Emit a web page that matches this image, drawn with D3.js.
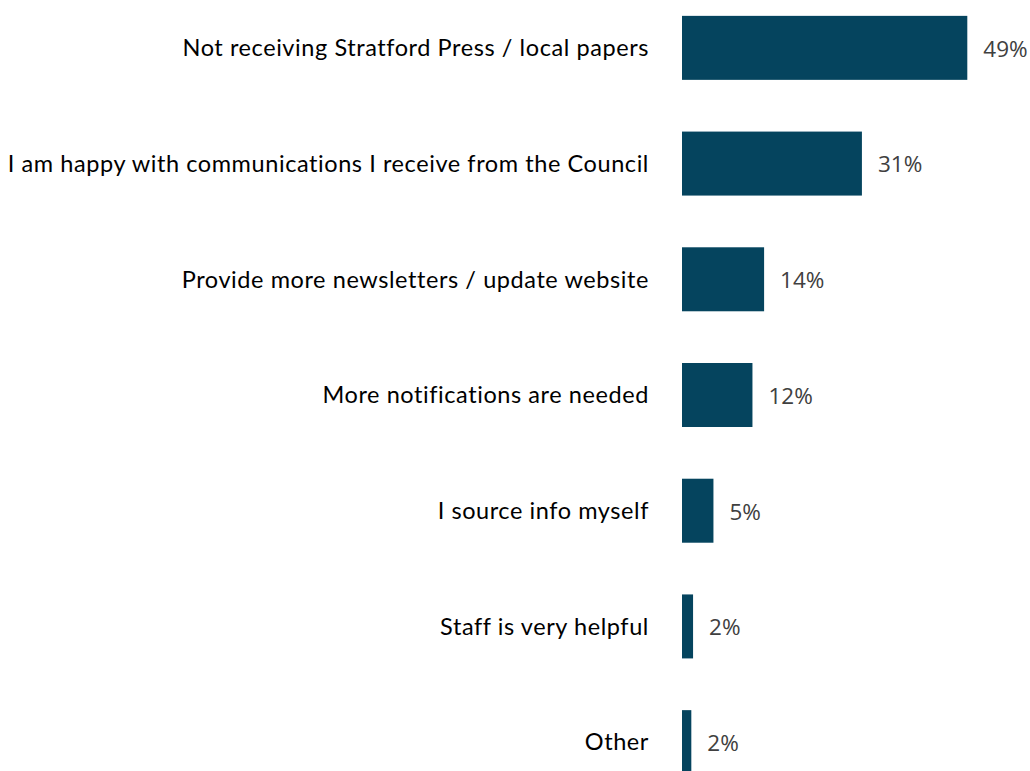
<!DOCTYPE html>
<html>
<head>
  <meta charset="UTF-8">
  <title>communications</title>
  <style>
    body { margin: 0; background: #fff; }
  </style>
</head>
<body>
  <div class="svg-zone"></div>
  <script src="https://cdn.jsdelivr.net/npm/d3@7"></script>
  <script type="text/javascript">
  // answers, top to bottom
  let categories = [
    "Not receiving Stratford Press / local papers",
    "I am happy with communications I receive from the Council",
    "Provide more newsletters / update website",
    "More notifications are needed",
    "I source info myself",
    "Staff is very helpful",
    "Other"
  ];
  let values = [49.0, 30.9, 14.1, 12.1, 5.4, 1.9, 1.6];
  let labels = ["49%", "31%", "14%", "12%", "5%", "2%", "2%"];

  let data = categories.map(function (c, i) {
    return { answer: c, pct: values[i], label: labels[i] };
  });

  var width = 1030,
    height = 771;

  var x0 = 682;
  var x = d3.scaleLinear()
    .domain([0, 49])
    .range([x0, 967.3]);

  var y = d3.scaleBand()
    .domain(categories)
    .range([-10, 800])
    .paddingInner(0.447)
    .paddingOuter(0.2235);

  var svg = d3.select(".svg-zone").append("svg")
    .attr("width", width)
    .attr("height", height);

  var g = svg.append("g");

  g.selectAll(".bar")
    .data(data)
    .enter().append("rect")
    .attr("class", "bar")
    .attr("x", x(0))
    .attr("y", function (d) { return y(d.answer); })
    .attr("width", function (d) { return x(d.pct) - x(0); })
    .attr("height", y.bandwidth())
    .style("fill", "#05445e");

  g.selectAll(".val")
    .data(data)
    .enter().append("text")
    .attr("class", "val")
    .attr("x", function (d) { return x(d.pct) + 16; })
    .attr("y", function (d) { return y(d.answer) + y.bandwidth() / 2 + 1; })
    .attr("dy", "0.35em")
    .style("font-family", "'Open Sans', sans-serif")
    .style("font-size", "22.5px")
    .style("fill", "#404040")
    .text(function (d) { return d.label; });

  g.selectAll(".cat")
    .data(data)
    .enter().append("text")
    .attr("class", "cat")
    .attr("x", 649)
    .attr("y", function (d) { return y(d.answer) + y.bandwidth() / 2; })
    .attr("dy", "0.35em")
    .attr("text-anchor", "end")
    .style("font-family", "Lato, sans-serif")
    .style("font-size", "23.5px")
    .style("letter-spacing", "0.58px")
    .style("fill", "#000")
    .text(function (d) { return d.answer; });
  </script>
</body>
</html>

* * * * * * * * *

Restate the full listing verbatim and drop every picture.

Correct answer:
Emit a web page that matches this image, drawn with D3.js.
<!DOCTYPE html>
<html>
<head>
  <meta charset="UTF-8">
  <title>communications</title>
  <style>
    body { margin: 0; background: #fff; }
  </style>
</head>
<body>
  <div class="svg-zone"></div>
  <script src="https://cdn.jsdelivr.net/npm/d3@7"></script>
  <script type="text/javascript">
  // answers, top to bottom
  let categories = [
    "Not receiving Stratford Press / local papers",
    "I am happy with communications I receive from the Council",
    "Provide more newsletters / update website",
    "More notifications are needed",
    "I source info myself",
    "Staff is very helpful",
    "Other"
  ];
  let values = [49.0, 30.9, 14.1, 12.1, 5.4, 1.9, 1.6];
  let labels = ["49%", "31%", "14%", "12%", "5%", "2%", "2%"];

  let data = categories.map(function (c, i) {
    return { answer: c, pct: values[i], label: labels[i] };
  });

  var width = 1030,
    height = 771;

  var x0 = 682;
  var x = d3.scaleLinear()
    .domain([0, 49])
    .range([x0, 967.3]);

  var y = d3.scaleBand()
    .domain(categories)
    .range([-10, 800])
    .paddingInner(0.447)
    .paddingOuter(0.2235);

  var svg = d3.select(".svg-zone").append("svg")
    .attr("width", width)
    .attr("height", height);

  var g = svg.append("g");

  g.selectAll(".bar")
    .data(data)
    .enter().append("rect")
    .attr("class", "bar")
    .attr("x", x(0))
    .attr("y", function (d) { return y(d.answer); })
    .attr("width", function (d) { return x(d.pct) - x(0); })
    .attr("height", y.bandwidth())
    .style("fill", "#05445e");

  g.selectAll(".val")
    .data(data)
    .enter().append("text")
    .attr("class", "val")
    .attr("x", function (d) { return x(d.pct) + 16; })
    .attr("y", function (d) { return y(d.answer) + y.bandwidth() / 2 + 1; })
    .attr("dy", "0.35em")
    .style("font-family", "'Open Sans', sans-serif")
    .style("font-size", "22.5px")
    .style("fill", "#404040")
    .text(function (d) { return d.label; });

  g.selectAll(".cat")
    .data(data)
    .enter().append("text")
    .attr("class", "cat")
    .attr("x", 649)
    .attr("y", function (d) { return y(d.answer) + y.bandwidth() / 2; })
    .attr("dy", "0.35em")
    .attr("text-anchor", "end")
    .style("font-family", "Lato, sans-serif")
    .style("font-size", "23.5px")
    .style("letter-spacing", "0.58px")
    .style("fill", "#000")
    .text(function (d) { return d.answer; });
  </script>
</body>
</html>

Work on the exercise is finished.